Exercise task: Scan each line of the records for the word "matplotlib" and extract the ones that have it.

══ Material shown

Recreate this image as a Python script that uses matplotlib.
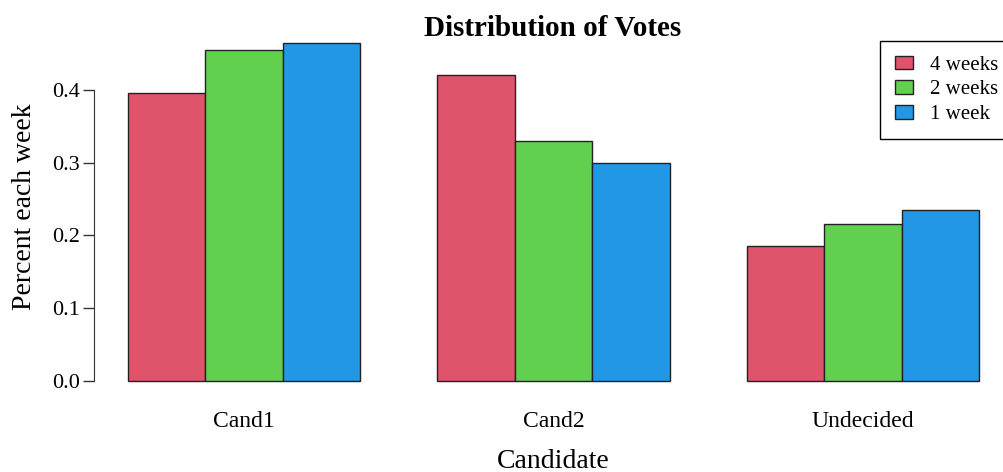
import numpy as np
import matplotlib
matplotlib.use("Agg")
import matplotlib.pyplot as plt

# data
candidates = ["Cand1", "Cand2", "Undecided"]
series_names = ["4 weeks", "2 weeks", "1 week"]
weeks4 = [0.395, 0.42, 0.185]
weeks2 = [0.455, 0.33, 0.215]
week1 = [0.465, 0.30, 0.235]
colors = ["#DF536B", "#61D04F", "#2297E6"]

plt.rcParams["font.family"] = ["Liberation Serif", "DejaVu Serif"]

W, H = 1004, 472
fig = plt.figure(figsize=(W / 100, H / 100), dpi=100)
# plot region in pixels (R style), right edge runs past the figure
left, right, top, bottom = 94, 1013, 29, 394.5
ax = fig.add_axes([left / W, 1 - bottom / H, (right - left) / W, (bottom - top) / H])

# R barplot(beside=TRUE) layout: bar width 1, one unit gap between groups
series = [weeks4, weeks2, week1]
group_starts = np.arange(len(candidates)) * 4 + 1
for i, (vals, name, col) in enumerate(zip(series, series_names, colors)):
    ax.bar(group_starts + i, vals, width=1, align="edge", color=col,
           edgecolor="#222222", linewidth=1, label=name)

ymax = max(max(s) for s in series)
ax.set_xlim(1 - 0.04 * 11, 12 + 0.04 * 11)
ax.set_ylim(-0.04 * ymax, ymax * 1.04)

for s in ["top", "right", "bottom"]:
    ax.spines[s].set_visible(False)
ax.spines["left"].set_bounds(0, 0.4)
ax.spines["left"].set_color("#333333")
ax.set_yticks([0.0, 0.1, 0.2, 0.3, 0.4])
ax.set_yticklabels(["0.0", "0.1", "0.2", "0.3", "0.4"])
ax.tick_params(axis="y", length=8, width=1, color="#333333", labelsize=16, pad=2)
ax.set_xticks(group_starts + 1.5)
ax.set_xticklabels(candidates)
ax.tick_params(axis="x", length=0, labelsize=17, pad=12)

ax.set_xlabel("Candidate", fontsize=20, va="center")
ax.xaxis.set_label_coords(553 / W, 1 - 461 / H, transform=fig.transFigure)
ax.set_ylabel("Percent each week", fontsize=20, va="center")
ax.yaxis.set_label_coords(25 / W, 1 - 207 / H, transform=fig.transFigure)
fig.text(553 / W, 1 - 28 / H, "Distribution of Votes", ha="center", va="center",
         fontsize=21, fontweight="bold")

ax.legend(loc="upper left", bbox_to_anchor=(880 / W, 1 - 41 / H),
          bbox_transform=fig.transFigure, fancybox=False, edgecolor="black",
          framealpha=1, fontsize=15, handlelength=0.9, handleheight=0.6,
          borderpad=0.7, labelspacing=0.28, handletextpad=0.8, borderaxespad=0)

fig.savefig("out.png", dpi=100)
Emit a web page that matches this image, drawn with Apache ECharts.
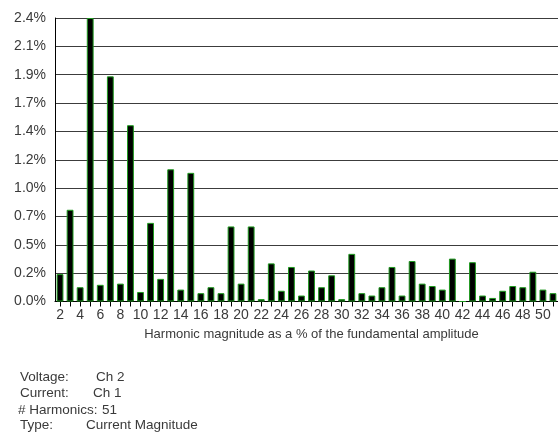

════

Final answer:
Recreate this image as a Python script that uses matplotlib.
import matplotlib
matplotlib.use("Agg")
import matplotlib.pyplot as plt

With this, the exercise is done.